Bummer. Better luck next time, Alpha Colony.


    Why wouldn't the person behind the kickstarter just get a friend or something to put an extra $50 in if it was getting close? This just seems silly.

      It was 1k off in the final minute and climbing like crazy, and someone threw in $800 in the last 10 seconds, hoping others would fill the gap. But they didn't.

      According to the interviews, they were using it as a gauge of interest as well. They didn't generate enough interest, pure and simple - they didn't want to artificially float it by using (more of) their own money.

        This is really what kickstarter is for IMO.
        Raising money is one thing, but there are other ways to raise money. The problem is, investors need to know what the market is like and what the returns are likely to be.
        Where kickstarter is useful is determining how much appeal and interest there is in a particular project.
        The number of people who back a project (and the amount of money they back with) is an indication of the larger market, be it US only or global.

          Exactly how I see it, too. :)

    The odds are overwhelming that the people behind this project had already put in a large investment into this Kickstarter themselves... there is no other reasonable explanation for it failing by only $28.

      The original article says that they've already sunk >$60,000 into it.

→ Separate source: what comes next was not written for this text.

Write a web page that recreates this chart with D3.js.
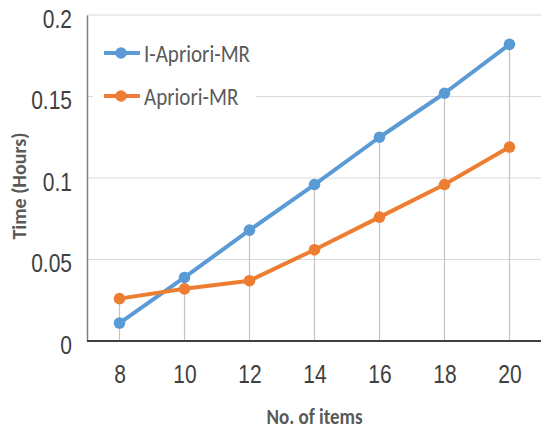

    stupid creators - if they were keen they could easily have chipped in $28

      like Shane said above, the creators had already invested $60,000 of their own cash into it.

        Should of invested $60,028

        Really? It sure doesn't look like there's $60,000 worth of, well, anything in this project.

        Last edited 04/12/12 11:51 am

    Yup.. didn't generate enough interest.. that's all, end of story. Yes, it's disappointing.. but it's like getting "almost" all the lotto numbers.. or getting "almost" a jackpot on the pokie machines.. or "almost" anything.. there's no prize for second place..

    I'd be devastated if I were the developer.. but that's life.

    Have to admit I'm still pretty skeptical of the whole Kickstarter business model. Some devs just appear to be taking gamer wallets to town. As already mentioned, $60,000 for this? I don't want to judge a book (or in this case, a game) by its cover, but looks like it rivals a game from about the early 90s/late 80s.

      Don't get me wrong I like kickstarting projects but compared the the WMD funding method where backers become mini investors, kickstarter really starts to feel like a begathon.

    It's kind of funny seeing the reaction to this, but then reading the developer's thoughts on it all. (

    Apparently after failing to secure $500000 previously, they dropped the funding base line to $50,000 at the expense of quality. I'm not really sure why they would willingly set the bar that low, knowing the game would not be as high quality as they wanted it. Perhaps they were going to try for alpha funding once it got off the ground.

    It's for the best. They could have acquired the last 28 if they wanted too, but were probably hoping for a lot more than 50k total, so for lack of that, were happy to let it fall.